A University of Missouri feminist leftwing professor
recently tried to shove away an Asian student journalist, before calling for
“some muscle.” Do campus thuggery, violations of liberal free-speech codes, and
poor role-modeling and mentorship get any worse? But imagine that instead of
Melissa Click, the incident had involved a potbellied 60-something right-wing
white professor who tried to physically obstruct a young Latina student from
exercising her free-speech rights, before shouting to some frat-boy jocks, “Who
wants to help me get this reporter out of here? I need some muscle over here. ”
Would he have still been on the faculty the next day?
Profiting in uncouth fashion from public service, using
stealth to avoid transparency, flouting the law, and prevaricating on the
public record should be liberal sins. But Hillary Clinton seemed to expect
exemption from the law, whereas lesser government employees who similarly
violated e-mail security laws would have been jailed. Had Sarah Palin done the
same thing as Hillary Clinton, wouldn’t she likely have ended up, in Dinesh
D’Souza fashion, in jail rather than free as a bird like Lois Lerner?

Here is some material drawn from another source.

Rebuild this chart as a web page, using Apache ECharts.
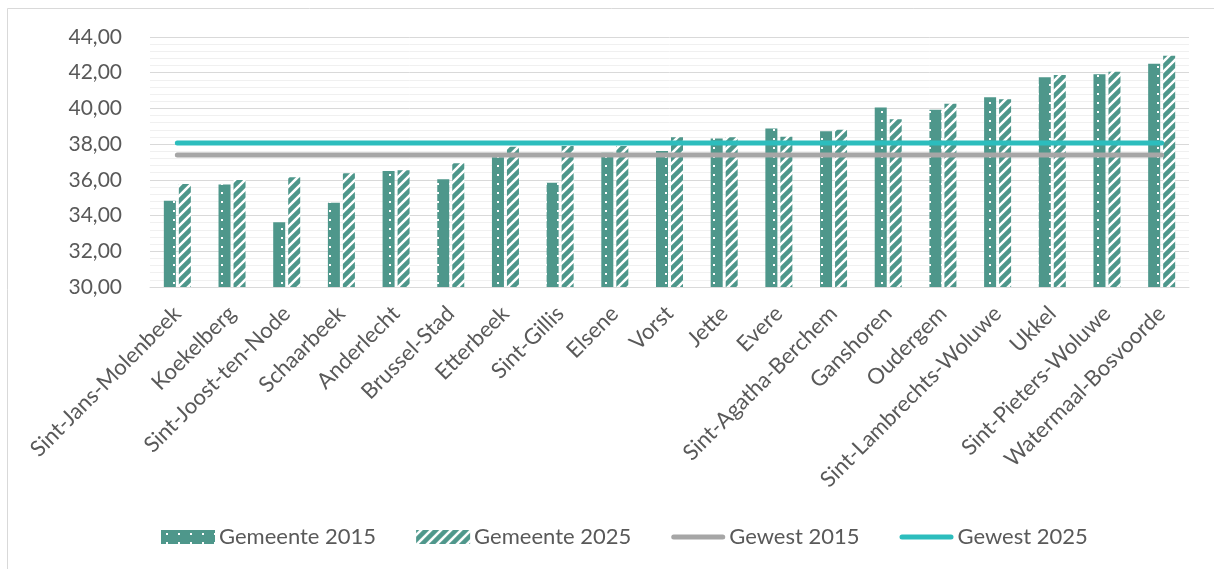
<!DOCTYPE html>
<html>
<head>
<meta charset="utf-8">
<script src="https://cdn.jsdelivr.net/npm/echarts@6/dist/echarts.min.js"></script>
<style>
html,body{margin:0;padding:0;background:#fff;}
#c{width:1214px;height:569px;}
</style>
</head>
<body>
<div id="c"></div>
<script>
const categories = ['Sint-Jans-Molenbeek','Koekelberg','Sint-Joost-ten-Node','Schaarbeek','Anderlecht','Brussel-Stad','Etterbeek','Sint-Gillis','Elsene','Vorst','Jette','Evere','Sint-Agatha-Berchem','Ganshoren','Oudergem','Sint-Lambrechts-Woluwe','Ukkel','Sint-Pieters-Woluwe','Watermaal-Bosvoorde'];
const gemeente2015 = [34.83,35.74,33.62,34.72,36.50,36.03,37.27,35.84,37.52,37.62,38.31,38.87,38.72,40.05,39.92,40.63,41.74,41.92,42.50];
const gemeente2025 = [35.77,35.99,36.14,36.37,36.54,36.93,37.86,37.90,37.90,38.39,38.39,38.42,38.80,39.40,40.26,40.52,41.87,42.05,42.95];
const gewest2015 = 37.39;
const gewest2025 = 38.07;
const yTicks = {min: 30, max: 44, interval: 2};

const TEAL = '#4E978B';

function dotPattern(){
  const c = document.createElement('canvas');
  c.width = 12; c.height = 18;
  const g = c.getContext('2d');
  g.fillStyle = TEAL; g.fillRect(0,0,12,18);
  g.fillStyle = '#ffffff';
  g.fillRect(5,3,2,2);
  g.fillRect(5,12,2,2);
  return c;
}
function stripePattern(){
  const s = 10;
  const c = document.createElement('canvas');
  c.width = s; c.height = s;
  const g = c.getContext('2d');
  g.fillStyle = '#ffffff'; g.fillRect(0,0,s,s);
  g.strokeStyle = TEAL; g.lineWidth = 4.5;
  g.beginPath();
  g.moveTo(-s, 2*s); g.lineTo(2*s, -s);
  g.moveTo(-2*s, 2*s); g.lineTo(s, -s);
  g.moveTo(0, 2*s); g.lineTo(3*s, -s);
  g.stroke();
  return c;
}

const FONT = 'Lato';
const TXT = '#595959';
const linePath = 'path://M2.5,0 L51.5,0 A2.5,2.5 0 0 1 51.5,5 L2.5,5 A2.5,2.5 0 0 1 2.5,0 Z';

const chart = echarts.init(document.getElementById('c'), null, {renderer:'canvas'});
chart.setOption({
  animation: false,
  backgroundColor: '#fff',
  graphic: [{
    type: 'rect', shape: {x: 7.5, y: 8.5, width: 1400, height: 800},
    style: {fill: 'none', stroke: '#D9D9D9', lineWidth: 1}, silent: true, z: -10
  }],
  grid: {left: 150, right: 25, top: 37, bottom: 282, containLabel: false},
  legend: {
    bottom: 16, left: 156,
    itemWidth: 54, itemHeight: 14, itemGap: 40,
    textStyle: {fontFamily: FONT, fontSize: 22, color: TXT, padding: [0,0,0,-1]},
    data: [
      {name: 'Gemeente 2015', icon: 'rect'},
      {name: 'Gemeente 2025', icon: 'rect'},
      {name: 'Gewest 2015', icon: linePath},
      {name: 'Gewest 2025', icon: linePath}
    ]
  },
  xAxis: {
    type: 'category', data: categories,
    axisLine: {lineStyle: {color: '#D9D9D9', width: 1}},
    axisTick: {show: false},
    axisLabel: {rotate: 45, interval: 0, fontFamily: FONT, fontSize: 22, color: TXT, margin: 23}
  },
  yAxis: {
    type: 'value', min: yTicks.min, max: yTicks.max, interval: yTicks.interval,
    axisLine: {show: false}, axisTick: {show: false},
    axisLabel: {fontFamily: FONT, fontSize: 21, color: TXT, margin: 28,
      formatter: v => v.toFixed(2).replace('.', ',')},
    splitLine: {lineStyle: {color: '#D9D9D9', width: 1}},
    minorTick: {show: false, splitNumber: 5},
    minorSplitLine: {show: true, lineStyle: {color: '#F0F0F0', width: 1}}
  },
  series: [
    {name: 'Gemeente 2015', type: 'bar', data: gemeente2015, barWidth: 12, barGap: '25%',
      itemStyle: {color: {image: dotPattern(), repeat: 'repeat'}}},
    {name: 'Gemeente 2025', type: 'bar', data: gemeente2025, barWidth: 12, barGap: '25%',
      itemStyle: {color: {image: stripePattern(), repeat: 'repeat'}}},
    {name: 'Gewest 2015', type: 'line', data: categories.map(() => gewest2015),
      showSymbol: false, symbol: 'none', z: 5,
      lineStyle: {color: '#A6A6A6', width: 5, cap: 'round'}, itemStyle: {color: '#A6A6A6'}},
    {name: 'Gewest 2025', type: 'line', data: categories.map(() => gewest2025),
      showSymbol: false, symbol: 'none', z: 5,
      lineStyle: {color: '#2CBDBD', width: 5, cap: 'round'}, itemStyle: {color: '#2CBDBD'}}
  ]
});
</script>
</body>
</html>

In truth, party-line, elite liberalism is mostly about
careerism and embracing a loud ideology that trumps every other progressive and
identity-politics agenda. Politically correct leftism is a career investment —
a sort of insurance that indemnifies one against every sin, from carbon-spewing
travel and politically incorrect gaffes to Wall Street profiteering
and1950s-style sexual loutishness. To borrow from Tolkien, the assertion of
leftism is the “One Ring to rule them all, One Ring to find them, One Ring to
bring them all, and in the darkness bind them.”